PROBLEM STATEMENT
Only the lines from the one containing "Give me the TikZ source for this diagram." down to the one containing "(61,296) rectangle (778,566);" should be printed, exactly as they stand, ends included.

DATASET EXTRACT
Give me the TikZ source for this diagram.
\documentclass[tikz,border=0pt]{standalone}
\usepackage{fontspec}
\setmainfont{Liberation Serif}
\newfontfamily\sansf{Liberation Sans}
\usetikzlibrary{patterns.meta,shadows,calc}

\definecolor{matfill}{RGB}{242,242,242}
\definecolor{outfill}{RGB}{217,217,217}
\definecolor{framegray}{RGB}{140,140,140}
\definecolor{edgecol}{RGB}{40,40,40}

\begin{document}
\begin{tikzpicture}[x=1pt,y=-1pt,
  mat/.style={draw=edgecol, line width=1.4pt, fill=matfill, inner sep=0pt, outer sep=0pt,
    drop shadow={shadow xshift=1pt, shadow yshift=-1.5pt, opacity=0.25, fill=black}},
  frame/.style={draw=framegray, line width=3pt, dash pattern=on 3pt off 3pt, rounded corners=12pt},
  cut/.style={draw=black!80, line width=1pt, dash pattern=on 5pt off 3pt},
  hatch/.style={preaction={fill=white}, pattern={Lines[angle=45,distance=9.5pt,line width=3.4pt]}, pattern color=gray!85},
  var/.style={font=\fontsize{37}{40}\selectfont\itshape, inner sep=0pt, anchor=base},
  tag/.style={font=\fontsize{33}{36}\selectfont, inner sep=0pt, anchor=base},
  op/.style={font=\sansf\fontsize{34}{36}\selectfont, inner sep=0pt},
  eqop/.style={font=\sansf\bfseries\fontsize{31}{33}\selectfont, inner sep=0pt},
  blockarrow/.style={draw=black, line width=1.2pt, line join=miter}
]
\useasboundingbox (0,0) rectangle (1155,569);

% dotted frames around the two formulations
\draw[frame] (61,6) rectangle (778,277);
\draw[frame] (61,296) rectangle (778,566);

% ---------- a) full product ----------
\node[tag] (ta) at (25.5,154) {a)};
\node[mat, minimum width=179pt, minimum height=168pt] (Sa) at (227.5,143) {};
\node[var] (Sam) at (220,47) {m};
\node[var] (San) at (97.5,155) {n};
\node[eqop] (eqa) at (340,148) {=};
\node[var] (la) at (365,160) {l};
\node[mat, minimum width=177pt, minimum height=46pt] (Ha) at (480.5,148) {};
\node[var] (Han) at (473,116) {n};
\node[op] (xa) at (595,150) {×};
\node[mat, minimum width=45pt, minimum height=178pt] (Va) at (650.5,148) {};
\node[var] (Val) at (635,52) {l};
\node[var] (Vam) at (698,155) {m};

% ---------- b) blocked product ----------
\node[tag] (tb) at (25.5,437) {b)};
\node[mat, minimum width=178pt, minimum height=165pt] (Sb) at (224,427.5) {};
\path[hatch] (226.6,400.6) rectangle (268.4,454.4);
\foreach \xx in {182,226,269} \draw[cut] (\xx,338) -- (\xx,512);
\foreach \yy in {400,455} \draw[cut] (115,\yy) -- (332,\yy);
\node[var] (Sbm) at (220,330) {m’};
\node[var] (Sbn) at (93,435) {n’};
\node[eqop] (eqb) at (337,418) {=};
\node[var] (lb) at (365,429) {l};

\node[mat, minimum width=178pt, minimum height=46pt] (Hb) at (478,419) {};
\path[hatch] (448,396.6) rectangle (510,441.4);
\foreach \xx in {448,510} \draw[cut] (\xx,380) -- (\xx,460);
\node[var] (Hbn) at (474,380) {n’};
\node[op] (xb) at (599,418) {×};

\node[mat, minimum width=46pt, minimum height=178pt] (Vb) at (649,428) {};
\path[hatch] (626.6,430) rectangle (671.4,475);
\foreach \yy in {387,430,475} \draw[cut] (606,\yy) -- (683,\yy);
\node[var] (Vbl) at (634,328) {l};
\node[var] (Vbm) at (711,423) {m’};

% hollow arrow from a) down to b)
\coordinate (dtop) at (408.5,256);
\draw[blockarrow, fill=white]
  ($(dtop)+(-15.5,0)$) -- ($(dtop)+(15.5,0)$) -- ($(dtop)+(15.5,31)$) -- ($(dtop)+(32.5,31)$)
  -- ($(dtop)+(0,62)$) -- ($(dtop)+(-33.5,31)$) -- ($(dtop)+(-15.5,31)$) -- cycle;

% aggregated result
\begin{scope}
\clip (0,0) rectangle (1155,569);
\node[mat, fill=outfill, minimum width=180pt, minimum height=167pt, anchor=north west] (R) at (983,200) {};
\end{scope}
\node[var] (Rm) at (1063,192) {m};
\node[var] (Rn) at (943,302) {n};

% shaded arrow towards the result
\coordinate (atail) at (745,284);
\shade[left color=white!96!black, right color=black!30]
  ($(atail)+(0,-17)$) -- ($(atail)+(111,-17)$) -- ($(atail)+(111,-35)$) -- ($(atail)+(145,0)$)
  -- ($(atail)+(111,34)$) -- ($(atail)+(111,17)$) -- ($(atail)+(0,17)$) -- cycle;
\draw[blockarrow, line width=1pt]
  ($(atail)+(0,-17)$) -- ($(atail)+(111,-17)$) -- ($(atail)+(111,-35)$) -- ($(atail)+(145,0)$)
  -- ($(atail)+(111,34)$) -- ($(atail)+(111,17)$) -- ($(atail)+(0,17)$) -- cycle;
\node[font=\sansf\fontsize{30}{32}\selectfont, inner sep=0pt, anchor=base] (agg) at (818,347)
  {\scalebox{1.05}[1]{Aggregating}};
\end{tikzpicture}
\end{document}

==

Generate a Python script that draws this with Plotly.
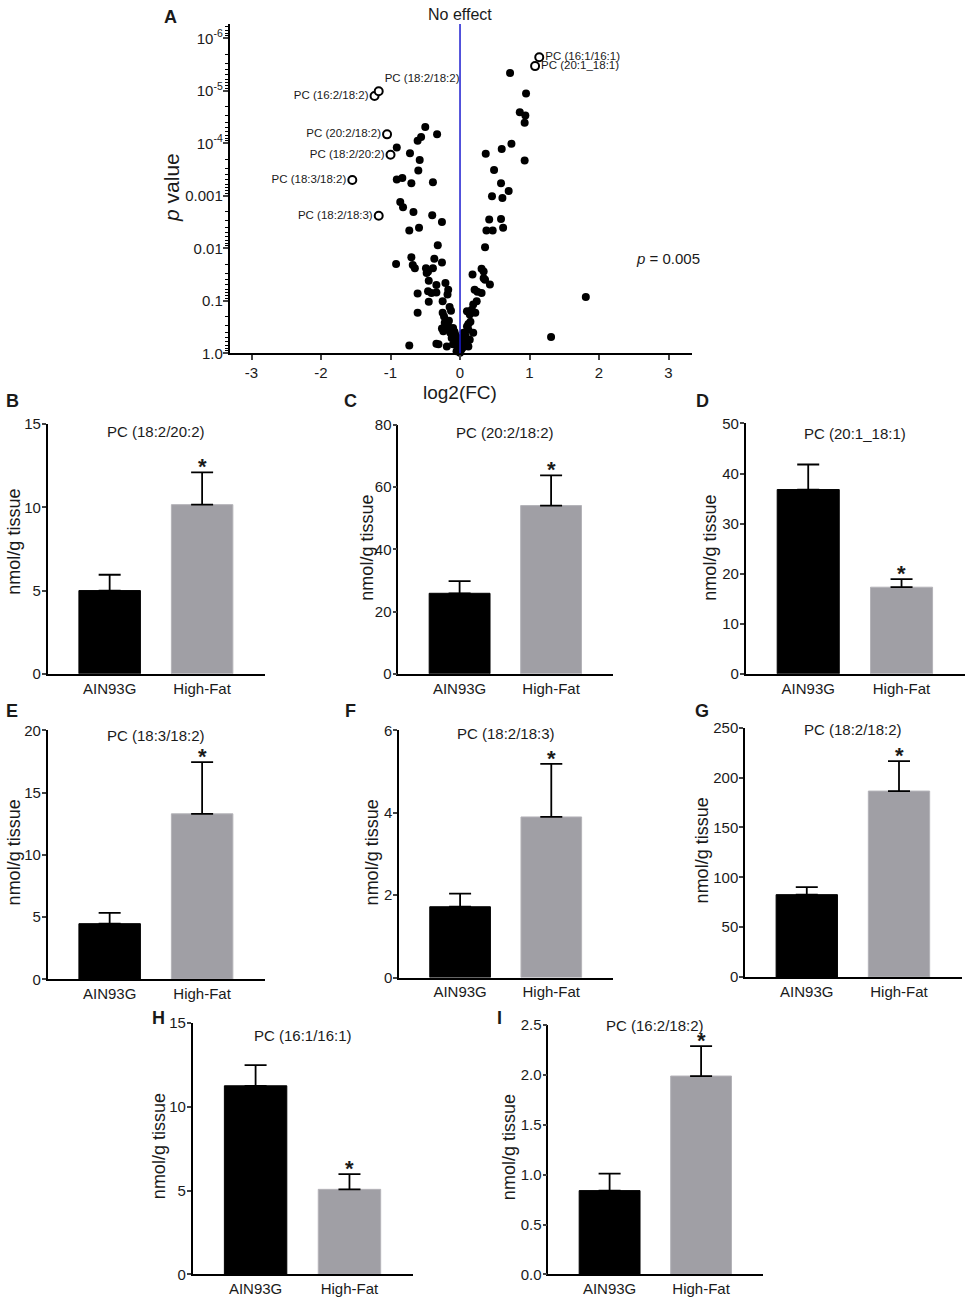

* * *

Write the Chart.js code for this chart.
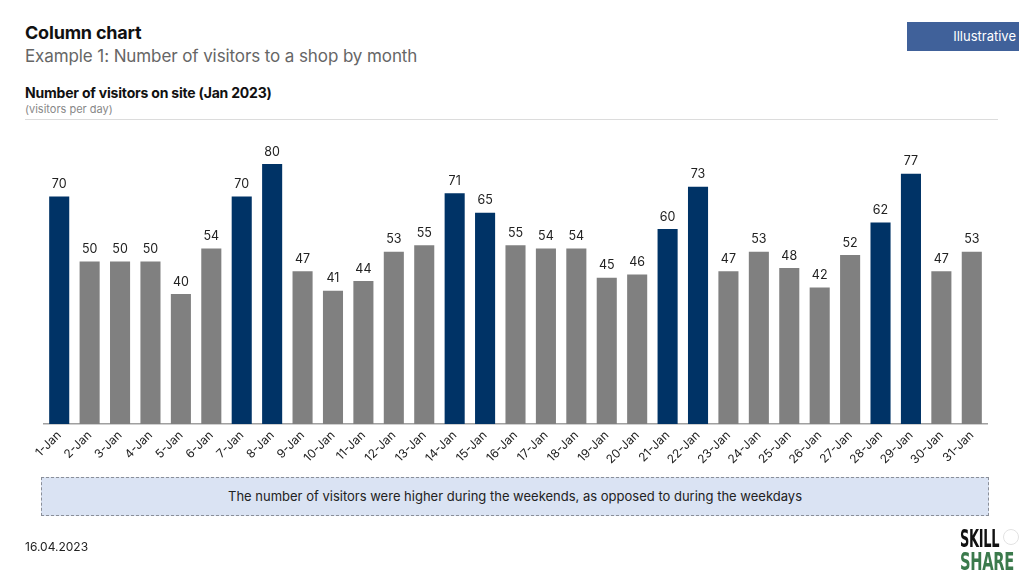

RESPONSE TO THE EXERCISE
Give me the TikZ source for this diagram.
\documentclass[tikz,border=0pt]{standalone}
\usepackage{fontspec}
\setmainfont{Liberation Serif}
\newfontfamily\sansf{Liberation Sans}
\usetikzlibrary{patterns.meta,shadows,calc}

\definecolor{matfill}{RGB}{242,242,242}
\definecolor{outfill}{RGB}{217,217,217}
\definecolor{framegray}{RGB}{140,140,140}
\definecolor{edgecol}{RGB}{40,40,40}

\begin{document}
\begin{tikzpicture}[x=1pt,y=-1pt,
  mat/.style={draw=edgecol, line width=1.4pt, fill=matfill, inner sep=0pt, outer sep=0pt,
    drop shadow={shadow xshift=1pt, shadow yshift=-1.5pt, opacity=0.25, fill=black}},
  frame/.style={draw=framegray, line width=3pt, dash pattern=on 3pt off 3pt, rounded corners=12pt},
  cut/.style={draw=black!80, line width=1pt, dash pattern=on 5pt off 3pt},
  hatch/.style={preaction={fill=white}, pattern={Lines[angle=45,distance=9.5pt,line width=3.4pt]}, pattern color=gray!85},
  var/.style={font=\fontsize{37}{40}\selectfont\itshape, inner sep=0pt, anchor=base},
  tag/.style={font=\fontsize{33}{36}\selectfont, inner sep=0pt, anchor=base},
  op/.style={font=\sansf\fontsize{34}{36}\selectfont, inner sep=0pt},
  eqop/.style={font=\sansf\bfseries\fontsize{31}{33}\selectfont, inner sep=0pt},
  blockarrow/.style={draw=black, line width=1.2pt, line join=miter}
]
\useasboundingbox (0,0) rectangle (1155,569);

% dotted frames around the two formulations
\draw[frame] (61,6) rectangle (778,277);
\draw[frame] (61,296) rectangle (778,566);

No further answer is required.